None of us fully understands God’s dealings with men, or the reasons for all the misery and suffering that come on God’s people. In the book of Job itself no reason is given. God at the end merely reveals Himself as the all-wise and all-powerful ruler of the universe. But in the light of the teachings of the Bible as a whole several reasons may be given to the question that arises about the sufferings and trials of the righteous.
These come to prove the reality of a believer’s faith and to strengthen and purify it.
They develop the great virtue of patience.
They awaken believers out of lethargy and ease and stir them up to thought, self examination, and prayer.
They aim a blow at any remaining self-righteousness and boasting or self-indulgence in believers.
They help to break believers away from the bonds of earth and make them seek their all in God.
They help them to appreciate more fully Christ’s sufferings for them.
Patiently endured they shut Satan’s mouth and greatly glorify God.
They help to reveal and perfect the believer’s character and to make it more Christ-like.
And they work for believers an eternal weight of glory (2 Cor 4:17).⚜
21 📚Who long for death, but it does not come, and dig for it more than for hidden treasures,
22 Who rejoice exceedingly and are glad when they can find the grave?

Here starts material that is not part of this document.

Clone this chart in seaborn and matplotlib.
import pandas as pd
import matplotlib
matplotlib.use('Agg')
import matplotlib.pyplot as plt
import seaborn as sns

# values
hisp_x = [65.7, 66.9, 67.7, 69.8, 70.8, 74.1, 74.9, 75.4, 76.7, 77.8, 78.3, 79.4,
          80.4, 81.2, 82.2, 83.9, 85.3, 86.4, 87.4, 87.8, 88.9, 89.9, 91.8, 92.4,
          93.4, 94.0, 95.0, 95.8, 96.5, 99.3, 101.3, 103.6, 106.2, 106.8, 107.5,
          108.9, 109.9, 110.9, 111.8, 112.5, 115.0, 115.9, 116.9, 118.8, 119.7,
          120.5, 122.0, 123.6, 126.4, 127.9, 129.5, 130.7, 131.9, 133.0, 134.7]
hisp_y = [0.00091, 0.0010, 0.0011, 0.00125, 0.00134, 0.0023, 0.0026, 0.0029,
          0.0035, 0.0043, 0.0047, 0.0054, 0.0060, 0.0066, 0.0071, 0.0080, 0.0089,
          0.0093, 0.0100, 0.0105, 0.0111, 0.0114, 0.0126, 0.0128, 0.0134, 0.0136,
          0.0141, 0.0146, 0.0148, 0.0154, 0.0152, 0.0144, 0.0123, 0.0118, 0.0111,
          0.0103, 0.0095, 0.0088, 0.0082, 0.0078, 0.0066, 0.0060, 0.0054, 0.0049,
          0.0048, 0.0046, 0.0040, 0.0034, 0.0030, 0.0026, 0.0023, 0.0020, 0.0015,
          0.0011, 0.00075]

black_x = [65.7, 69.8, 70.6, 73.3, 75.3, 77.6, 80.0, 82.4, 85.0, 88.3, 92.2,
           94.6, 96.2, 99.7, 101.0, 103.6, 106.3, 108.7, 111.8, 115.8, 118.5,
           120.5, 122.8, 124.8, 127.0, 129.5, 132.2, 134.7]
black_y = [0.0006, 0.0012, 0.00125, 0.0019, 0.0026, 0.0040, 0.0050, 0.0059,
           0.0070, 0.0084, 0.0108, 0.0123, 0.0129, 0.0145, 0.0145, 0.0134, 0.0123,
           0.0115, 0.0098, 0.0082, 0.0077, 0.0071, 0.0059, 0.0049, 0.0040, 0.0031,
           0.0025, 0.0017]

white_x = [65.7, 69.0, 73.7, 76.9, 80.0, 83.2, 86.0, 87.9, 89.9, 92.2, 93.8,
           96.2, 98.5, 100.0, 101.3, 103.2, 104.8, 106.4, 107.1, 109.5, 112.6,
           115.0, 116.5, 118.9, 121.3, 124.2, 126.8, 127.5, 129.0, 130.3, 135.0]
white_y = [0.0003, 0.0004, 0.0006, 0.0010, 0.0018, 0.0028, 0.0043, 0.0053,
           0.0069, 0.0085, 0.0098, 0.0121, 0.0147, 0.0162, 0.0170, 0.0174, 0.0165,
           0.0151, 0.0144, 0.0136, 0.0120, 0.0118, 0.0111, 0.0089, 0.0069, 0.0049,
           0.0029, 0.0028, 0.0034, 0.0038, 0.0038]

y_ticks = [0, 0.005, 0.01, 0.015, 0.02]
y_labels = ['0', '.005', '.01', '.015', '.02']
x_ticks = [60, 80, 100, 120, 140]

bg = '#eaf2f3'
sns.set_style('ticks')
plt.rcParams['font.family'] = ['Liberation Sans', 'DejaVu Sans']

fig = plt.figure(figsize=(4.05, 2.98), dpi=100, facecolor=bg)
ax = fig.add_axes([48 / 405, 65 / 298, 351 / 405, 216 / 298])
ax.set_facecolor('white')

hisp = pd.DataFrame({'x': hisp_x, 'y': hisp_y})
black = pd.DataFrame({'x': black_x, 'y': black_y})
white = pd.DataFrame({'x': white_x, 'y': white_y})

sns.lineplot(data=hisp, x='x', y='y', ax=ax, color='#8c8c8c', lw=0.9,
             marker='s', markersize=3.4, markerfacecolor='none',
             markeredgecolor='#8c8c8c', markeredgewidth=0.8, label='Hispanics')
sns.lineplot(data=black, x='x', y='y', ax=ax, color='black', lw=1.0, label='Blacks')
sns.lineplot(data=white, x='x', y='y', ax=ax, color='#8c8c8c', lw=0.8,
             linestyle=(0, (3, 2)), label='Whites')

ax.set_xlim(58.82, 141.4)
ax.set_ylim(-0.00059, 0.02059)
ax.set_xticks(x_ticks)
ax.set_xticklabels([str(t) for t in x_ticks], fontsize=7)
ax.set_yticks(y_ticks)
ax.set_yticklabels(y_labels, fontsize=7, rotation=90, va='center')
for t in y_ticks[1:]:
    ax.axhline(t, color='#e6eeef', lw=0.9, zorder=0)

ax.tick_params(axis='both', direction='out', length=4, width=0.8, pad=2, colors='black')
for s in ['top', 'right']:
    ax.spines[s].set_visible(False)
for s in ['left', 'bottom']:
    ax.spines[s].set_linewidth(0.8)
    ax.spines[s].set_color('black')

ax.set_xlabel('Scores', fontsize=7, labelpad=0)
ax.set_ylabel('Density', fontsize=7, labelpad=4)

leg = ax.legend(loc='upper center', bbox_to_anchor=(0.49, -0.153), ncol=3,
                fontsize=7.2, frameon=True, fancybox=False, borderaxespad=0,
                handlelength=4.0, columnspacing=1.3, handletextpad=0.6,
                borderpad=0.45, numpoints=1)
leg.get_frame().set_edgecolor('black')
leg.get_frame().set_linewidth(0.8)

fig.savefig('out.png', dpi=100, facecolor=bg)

3:21-22 Job had no fear of what might lay beyond death. His conscience did not accuse him about anything. He was not afraid to stand before God and give an account of his life. Longings for death are not uncommon even among the best of God’s people (see Num 11:15; 1 Kings 19:4; Jer 20:14-18; Jonah 4:8; Phil 1:23). See notes on fear of death at Ps 55:4-5; and 116:15. But suicide was a sin not even to be considered. Suicide is the same as murder.⚜
23 📚Why is light given to a man whose way is hidden, and whom God has hedged in 📖?

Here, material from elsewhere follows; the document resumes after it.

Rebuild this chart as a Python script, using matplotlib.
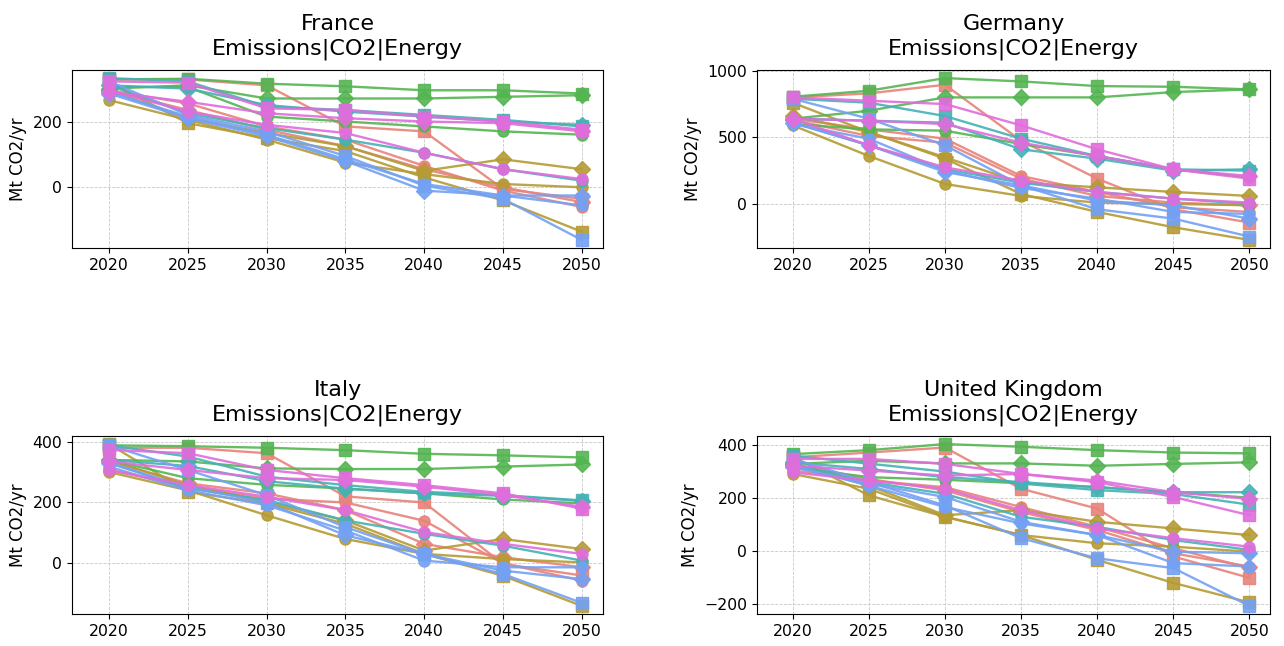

24 📚For my sighing comes before I eat, and my groans pour out like water.
25 📚For the thing which I greatly feared has come on me, and what I was afraid of has come to me.
3:25 Job is probably not referring to the sudden loss of children, property, and health – see Job 29:18-20. The fear he had may have come after those calamities, and may have been the fear of completely losing God’s fellowship and the light of God’s countenance. To a man like Job in those circumstances this would have been a great fear indeed, and he thought this fear was being fulfilled.⚜
26 📚I am not at ease; I have no rest; I am not quiet, for turmoil 📖 has come”.